Shares of New Jersey's Sun Bancorp plummeted 30.4% Wednesday, a day after the $1.9 billion-asset holding company stunned analysts with lower-than-expected third-quarter earnings.

Analysts said they had no warning that Sun's earnings would fall far short of their projections.

"Simply stated, we have lost confidence in Sun Bancorp's ability to manage earnings," said Anthony J. Polini, an analyst with Advest Inc., New York. Mr. Polini downgraded Sun to "market perform" from "strong buy."

Sun's stock fell $4.5625, to $10.4375 on Wednesday. After the market closed Tuesday, the company reported net income of $2.5 million for the third quarter, off from $2.4 million in 1998. On a per-share basis, earnings dropped to 25 cents, from 31 cents.

Philadelphia-based Janney Montgomery Scott LLC, which had expected Sun to earn 32 cents a share, cut its 1999 earnings projections for the banking company to $1.15 per share, from $1.25, and its 2000 estimate to $1.15, from $1.43. The firm changed its rating on the stock to "hold," from "accumulate."

Sun's per-share earnings would have been a penny less loan-loss reserves had not slipped to 1.00% of loans, from 1.05%, Janney noted.

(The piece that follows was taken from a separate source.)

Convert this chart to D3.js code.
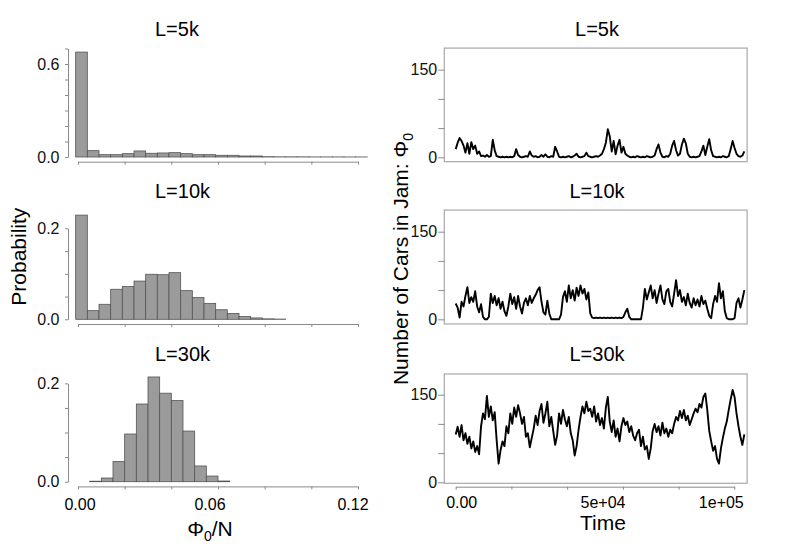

Robert F. Mack, Sun's chief financial officer, said in an interview Wednesday that the company itself was surprised. "We felt we were on track and meeting expectations" until near the end of September, when figures came in from Sun's new Delaware bank, he said.

Sun formed the Delaware unit last December when it bought eight branches from Beneficial Corp. Only a month later the unit's two top executives, inherited from Beneficial, quit.

The departures were unexpected, Mr. Mack said. Since then, Sun has had to build a new management team.

Sun also was hurt by its purchase earlier this year of two mortgage companies, just before the mortgage lending industry hit the skids. The two companies were merged into a new unit, Sun Mortgage.

As if that were not enough, Sun also opened a loan production office in Philadelphia, a costly venture.

Mr. Mack said that Sun expected it to lose money in its first year and included such projections internally, but that analysts were not aware of it. But Advest's Mr. Polini said Sun "did not fully appreciate the expenses that would come with the mortgage company and loan production office in the expensive center-city Philadelphia."